Stefan Thomas, um programador alemão que reside em São Francisco, nos EUA, tem passado muitas noites em branco a tentar lembrar-se da palavra-chave que o separa da sua carteira de bitcoins. As insónias justificam-se se tivermos em consideração que tem mais de 7000 unidades da criptomoeda o que, à hora de publicação deste artigo, equivalia a uma fortuna de 200 milhões de euros. O programador já tentou oito passwords que usa com regularidade, sem sucesso, e restam-lhe apenas duas hipóteses para conseguir desbloquear o acesso. O limite de dez tentativas é imposto pela IronKey, hardware que contém as chaves privadas para a carteira digital de Thomas e que cifra, de forma irreversível em teoria, os dados da unidade de armazenamento.
O New York Times noticia que das 18,5 milhões de bitcoins existentes em circulação, cerca de 20% (avaliadas em 140 mil milhões de dólares, cerca de 115 mil milhões de euros) estão em carteiras perdidas ou inacessíveis de alguma forma, segundo dados da empresa Chainalysis. Os serviços de recuperação, como os da Wallet Recovery Services, têm registado um aumento de pedidos dos clientes neste sentido, já que a criptomoeda tem batido sucessivos recordes de novo valor máximo por unidade.
O jornal americano conta ainda a história de Brad Yasar que terá passado nos últimos anos “centenas de horas a tentar reentrar nestas carteiras”. O executivo começou nos primórdios da Bitcoin a minerar a divisa digital e estima ter muitas centenas de milhões de dólares neste tipo de moeda. Agora, os discos rígidos que as contêm estão arrumados em sacos selados a vácuo e fora da vista.
Estas dificuldades de acesso devem-se à própria estrutura central da Bitcoin, idealizada por Satoshi Nakamoto, que pretende dar a qualquer utilizador a possibilidade de abrir uma ‘conta bancária’ online e guardar o seu dinheiro, sem que qualquer governo ou banco possa regular ou controlar.
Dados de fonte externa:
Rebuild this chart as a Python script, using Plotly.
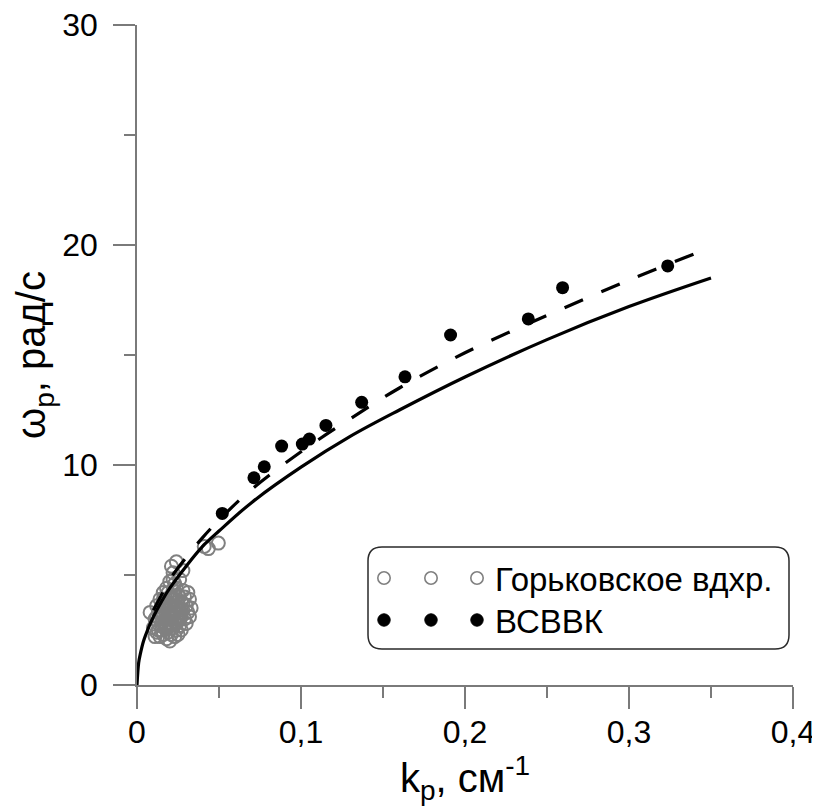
import plotly.graph_objects as go

# ---------------- data ----------------
# Горьковское вдхр. (open gray circles)
gork_k = [0.008, 0.010, 0.011, 0.011, 0.012, 0.012, 0.013, 0.013, 0.014, 0.014,
          0.015, 0.015, 0.015, 0.016, 0.016, 0.016, 0.017, 0.017, 0.017, 0.018,
          0.018, 0.018, 0.019, 0.019, 0.019, 0.020, 0.020, 0.020, 0.020, 0.021,
          0.021, 0.021, 0.021, 0.022, 0.022, 0.022, 0.022, 0.023, 0.023, 0.023,
          0.023, 0.024, 0.024, 0.024, 0.025, 0.025, 0.025, 0.026, 0.026, 0.026,
          0.027, 0.027, 0.027, 0.028, 0.028, 0.028, 0.029, 0.029, 0.030, 0.030,
          0.031, 0.031, 0.032, 0.032, 0.033, 0.041, 0.0435, 0.0496,
          0.013, 0.014, 0.016, 0.017, 0.018, 0.019, 0.020, 0.021, 0.022, 0.023,
          0.024, 0.025, 0.026, 0.027, 0.015, 0.018, 0.021, 0.024, 0.019, 0.022,
          0.016, 0.020, 0.023, 0.026, 0.028, 0.012]
gork_w = [3.3, 2.6, 2.2, 3.0, 3.6, 2.4, 2.8, 3.3, 2.2, 3.9,
          2.5, 3.1, 3.6, 2.3, 2.9, 4.2, 2.6, 3.4, 3.8, 2.1,
          3.0, 4.4, 2.4, 3.2, 3.7, 2.0, 2.7, 4.0, 4.7, 2.3,
          3.0, 3.5, 5.4, 2.6, 3.9, 4.3, 5.1, 2.2, 2.9, 3.3,
          4.6, 2.5, 3.6, 5.6, 3.0, 4.1, 2.3, 3.4, 2.7, 4.8,
          3.8, 3.1, 2.5, 4.3, 3.4, 5.2, 3.0, 4.0, 3.6, 2.8,
          3.3, 4.2, 3.9, 3.1, 3.5, 6.3, 6.2, 6.45,
          2.5, 3.4, 3.2, 3.0, 3.5, 2.8, 3.3, 2.7, 3.1, 3.6,
          2.8, 3.5, 3.0, 3.4, 2.8, 2.6, 4.0, 4.4, 4.2, 4.8,
          3.9, 3.6, 3.9, 4.0, 3.7, 3.1]

# ВСВВК (filled black circles)
vsvvk_k = [0.0520, 0.0713, 0.0776, 0.0882, 0.1008, 0.1051, 0.1152,
           0.1370, 0.1634, 0.1912, 0.2386, 0.2595, 0.3236]
vsvvk_w = [7.80, 9.42, 9.92, 10.86, 10.95, 11.18, 11.80,
           12.85, 14.01, 15.91, 16.64, 18.06, 19.05]

# solid curve
solid_k = [0, 0.001, 0.002, 0.004, 0.007, 0.01, 0.015, 0.02, 0.03, 0.04, 0.05,
           0.07, 0.1, 0.13, 0.16, 0.2, 0.25, 0.3, 0.35]
solid_w = [0, 1.0, 1.4, 2.0, 2.6, 3.1, 3.8, 4.4, 5.4, 6.3, 7.0,
           8.3, 9.9, 11.3, 12.5, 14.0, 15.7, 17.2, 18.5]

# dashed curve
dash_k = [0.01, 0.015, 0.02, 0.03, 0.04, 0.05, 0.07, 0.1, 0.13, 0.16, 0.2,
          0.25, 0.3, 0.35]
dash_w = [3.4, 4.1, 4.8, 5.8, 6.7, 7.5, 8.9, 10.6, 12.1, 13.5, 15.1,
          16.8, 18.4, 19.9]

x_tickvals = [0, 0.1, 0.2, 0.3, 0.4]
x_ticktext = ["0", "0,1", "0,2", "0,3", "0,4"]
y_tickvals = [0, 10, 20, 30]
y_ticktext = ["0", "10", "20", "30"]

legend_names = ["Горьковское вдхр.", "ВСВВК"]

# ---------------- figure ----------------
FONT = "Liberation Sans, Arial, sans-serif"
AX = "#7a7a7a"

OFF = 8                      # page body margin
W, H = 820 - OFF, 811 - OFF
L, R, T, B = 137 - OFF, 27, 25 - OFF, 126
pw, ph = W - L - R, H - T - B

fig = go.Figure()
fig.add_trace(go.Scatter(
    x=gork_k, y=gork_w, mode="markers", showlegend=False,
    marker=dict(symbol="circle-open", size=13, color="#808080",
                line=dict(width=2, color="#808080"))))
fig.add_trace(go.Scatter(
    x=solid_k, y=solid_w, mode="lines", line_shape="spline", showlegend=False,
    line=dict(color="black", width=3.2)))
fig.add_trace(go.Scatter(
    x=dash_k, y=dash_w, mode="lines", line_shape="spline", showlegend=False,
    line=dict(color="black", width=3.2, dash="20px,20px")))
fig.add_trace(go.Scatter(
    x=vsvvk_k, y=vsvvk_w, mode="markers", showlegend=False,
    marker=dict(symbol="circle", size=13, color="black", line=dict(width=0))))


# ---- custom legend (rounded box, three symbols per row) ----
def px(xp):  # page pixel -> paper
    return (xp - OFF - L) / pw


def py(yp):
    return (H - B - (yp - OFF)) / ph


x0, x1, y0, y1, r = 368, 789, 547, 649, 14
path = (f"M {px(x0 + r)},{py(y0)} L {px(x1 - r)},{py(y0)} "
        f"Q {px(x1)},{py(y0)} {px(x1)},{py(y0 + r)} "
        f"L {px(x1)},{py(y1 - r)} Q {px(x1)},{py(y1)} {px(x1 - r)},{py(y1)} "
        f"L {px(x0 + r)},{py(y1)} Q {px(x0)},{py(y1)} {px(x0)},{py(y1 - r)} "
        f"L {px(x0)},{py(y0 + r)} Q {px(x0)},{py(y0)} {px(x0 + r)},{py(y0)} Z")
fig.add_shape(type="path", path=path, xref="paper", yref="paper",
              line=dict(color="#2a2a2a", width=1.5), fillcolor="white", layer="above")

sym_x = [384, 431, 477]
rows = [(578, dict(color="#808080", width=1.6), "rgba(0,0,0,0)", 6.2),
        (620, dict(color="black", width=1), "black", 6.2)]
for (yc, ln, fc, rad), name in zip(rows, legend_names):
    for sx in sym_x:
        fig.add_shape(type="circle", xref="paper", yref="paper",
                      xsizemode="pixel", ysizemode="pixel",
                      xanchor=px(sx), yanchor=py(yc),
                      x0=-rad, x1=rad, y0=-rad, y1=rad,
                      line=ln, fillcolor=fc, layer="above")
    fig.add_annotation(x=px(493), y=py(yc + 1), xref="paper", yref="paper",
                       text=name, showarrow=False, xanchor="left", yanchor="middle",
                       font=dict(family=FONT, size=33, color="black"))

axis_common = dict(
    showline=True, linecolor=AX, linewidth=1.5, mirror=False,
    showgrid=False, zeroline=False,
    ticks="outside", ticklen=22, tickwidth=1.5, tickcolor=AX,
    tickfont=dict(family=FONT, size=32, color="black"),
    ticklabeloverflow="allow",
)

fig.update_xaxes(
    range=[0, 0.4], tickvals=x_tickvals, ticktext=x_ticktext,
    minor=dict(ticks="outside", ticklen=11, tickwidth=1.5, tickcolor=AX, dtick=0.05),
    ticklabelstandoff=-4,
    title=dict(text="k<sub>p</sub>, см<sup>-1</sup>",
               font=dict(family=FONT, size=40, color="black"), standoff=6),
    **axis_common)
fig.update_yaxes(
    range=[0, 30], tickvals=y_tickvals, ticktext=y_ticktext,
    minor=dict(ticks="outside", ticklen=11, tickwidth=1.5, tickcolor=AX, dtick=5),
    ticklabelstandoff=9,
    title=dict(text="ω<sub>p</sub>, рад/с",
               font=dict(family=FONT, size=40, color="black"), standoff=4),
    **axis_common)

fig.update_layout(
    width=W, height=H,
    margin=dict(l=L, r=R, t=T, b=B, autoexpand=False),
    plot_bgcolor="white", paper_bgcolor="white",
    showlegend=False,
    font=dict(family=FONT, color="black"),
)

fig.write_html("out.html")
A Bitcoin é gerida por uma rede de computadores que seguem uma estrutura de software com todas as regras da criptomoeda e que inclui um algoritmo complexo que torna possível a criação de uma morada e associá-la a uma chave privada, que são conhecidos apenas pela pessoa que criou a carteira.
Diogo Monica, português que lançou a startup Anchorage em 2017 para ajudar os investidores a gerir as suas carteiras virtuais, explica que mesmo “investidores sofisticados têm sido completamente incapazes de fazer qualquer gestão de chaves privadas”.
No caso de Thomas, recebeu as suas bitcoins em 2011 como pagamento por ter criado uma animação chamada “What is Bitcoin?” e acabou por perder as chaves digitais nesse mesmo ano. O programador arrepende-se agora de ter pensado sequer em ser o seu próprio banco e não ter uma instituição a que possa recorrer para recuperar o acesso ao valor correspondente em dinheiro.
O jornal refere ainda o caso de Gabriel Abed, um empresário de 34 anos, que perdeu 800 Bitcoin, avaliadas em 25 milhões de dólares, depois de um colega ter formatado o portátil que tinha as chaves da carteira em 2011.